== TASK DIRECTIONS ==
Compute the number of lines that include the string "with", then output that number and nothing else.

***** MATERIAL PROVIDED

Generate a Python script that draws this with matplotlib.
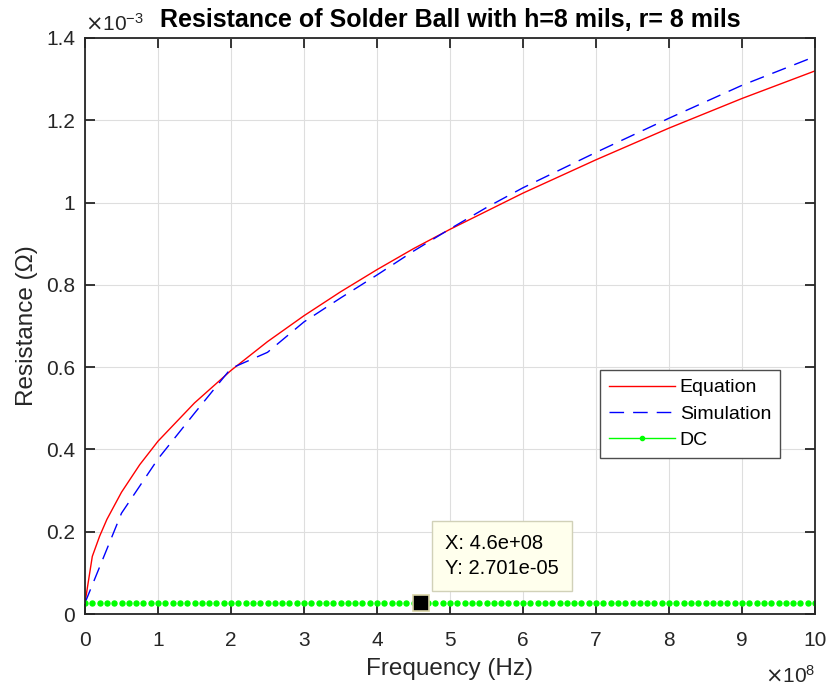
import matplotlib
matplotlib.use("Agg")
import matplotlib.pyplot as plt
from matplotlib.lines import Line2D
from matplotlib.ticker import MultipleLocator, FuncFormatter
import numpy as np

plt.rcParams['font.family'] = ['Liberation Sans', 'DejaVu Sans']

# Donnees (frequence en Hz, resistance en ohm)
f_eq = [0, 0.1e8, 0.2e8, 0.3e8, 0.5e8, 0.75e8, 1e8, 1.5e8, 2e8, 2.5e8, 3e8,
        3.5e8, 4e8, 4.5e8, 5e8, 6e8, 7e8, 8e8, 9e8, 10e8]
r_eq = [0.027e-3, 0.140e-3, 0.189e-3, 0.230e-3, 0.296e-3, 0.363e-3, 0.420e-3,
        0.513e-3, 0.592e-3, 0.662e-3, 0.725e-3, 0.783e-3, 0.837e-3, 0.888e-3,
        0.935e-3, 1.023e-3, 1.104e-3, 1.181e-3, 1.253e-3, 1.320e-3]

f_sim = [0, 0.5e8, 1e8, 1.5e8, 2e8, 2.5e8, 3e8, 3.5e8, 4e8, 4.5e8, 5e8,
         5.5e8, 6e8, 7e8, 8e8, 9e8, 10e8]
r_sim = [0.027e-3, 0.245e-3, 0.377e-3, 0.488e-3, 0.597e-3, 0.636e-3, 0.710e-3,
         0.768e-3, 0.824e-3, 0.882e-3, 0.936e-3, 0.988e-3, 1.036e-3, 1.122e-3,
         1.205e-3, 1.285e-3, 1.355e-3]

f_dc = np.arange(0, 101) * 1e7
r_dc = np.full(len(f_dc), 2.701e-5)

tip_x = 4.6e8
tip_y = 2.701e-5

ink = (0.15, 0.15, 0.15)
sim_dash = (10.5, 6.5)

fig = plt.figure(figsize=(8.27, 6.89), dpi=100)
ax = fig.add_axes([85/827, 1-614/689, 730/827, 576/689])

ax.plot(f_eq, r_eq, color='red', lw=1.0, label='Equation')
ax.plot(f_sim, r_sim, color='blue', lw=1.0, dashes=sim_dash, label='Simulation')
ax.plot(f_dc, r_dc, ls='none', marker='o', ms=3.6, color=(0, 1, 0), mec=(0, 1, 0))

# Datatip
ax.plot([tip_x], [tip_y], marker='s', ms=11, color='black', mec=(0.85, 0.83, 0.65), mew=1.2, zorder=5)
ax.annotate("X: 4.6e+08\nY: 2.701e-05", xy=(tip_x, tip_y), xytext=(24, 25),
            textcoords='offset pixels', ha='left', va='bottom', fontsize=14.5,
            color='black', linespacing=1.4,
            bbox=dict(boxstyle='square,pad=0.65', fc=(1, 1, 0.93), ec=(0.82, 0.82, 0.72), lw=1),
            zorder=6)

ax.set_xlim(0, 10e8)
ax.set_ylim(0, 1.4e-3)
ax.xaxis.set_major_locator(MultipleLocator(1e8))
ax.yaxis.set_major_locator(MultipleLocator(0.2e-3))
ax.xaxis.set_major_formatter(FuncFormatter(lambda v, p: f"{v/1e8:g}"))
ax.yaxis.set_major_formatter(FuncFormatter(lambda v, p: f"{round(v/1e-3, 3):g}"))

ax.grid(True, color=(0.87, 0.87, 0.87), lw=0.8)
ax.set_axisbelow(True)
ax.tick_params(direction='in', length=7, width=1.3, colors=ink, labelsize=15,
               top=True, right=True)
ax.tick_params(axis='x', pad=12)
ax.tick_params(axis='y', pad=7)
for s in ax.spines.values():
    s.set_color(ink)
    s.set_linewidth(1.3)

ax.set_xlabel("Frequency (Hz)", fontsize=17.5, color=ink, labelpad=6)
ax.set_ylabel("Resistance (\u03a9)", fontsize=17.5, color=ink, labelpad=6)
ax.set_title("Resistance of Solder Ball with h=8 mils, r= 8 mils", fontsize=18,
             fontweight='bold', pad=8)

# Exposants facon MATLAB
ax.text(0, 1.006, r"$\times\mathdefault{10^{-3}}$", transform=ax.transAxes,
        fontsize=15, color=ink, ha='left', va='bottom')
ax.text(1.0, -0.088, r"$\times\mathdefault{10^{8}}$", transform=ax.transAxes,
        fontsize=15, color=ink, ha='right', va='top')

handles = [Line2D([], [], color='red', lw=1.0),
           Line2D([], [], color='blue', lw=1.0, dashes=sim_dash),
           Line2D([], [], color=(0, 1, 0), lw=1.0, marker='o', ms=3)]
leg = ax.legend(handles, ['Equation', 'Simulation', 'DC'], loc='upper left',
                bbox_to_anchor=(0.7055, 0.4236), borderaxespad=0, fontsize=14,
                handlelength=3.4, handletextpad=0.25, borderpad=0.45, labelspacing=0.45,
                fancybox=False, framealpha=1, edgecolor=(0.3, 0.3, 0.3))
leg.get_frame().set_linewidth(1.0)

fig.savefig("out.png", dpi=100)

**********

== EXERCISE RESULT ==
2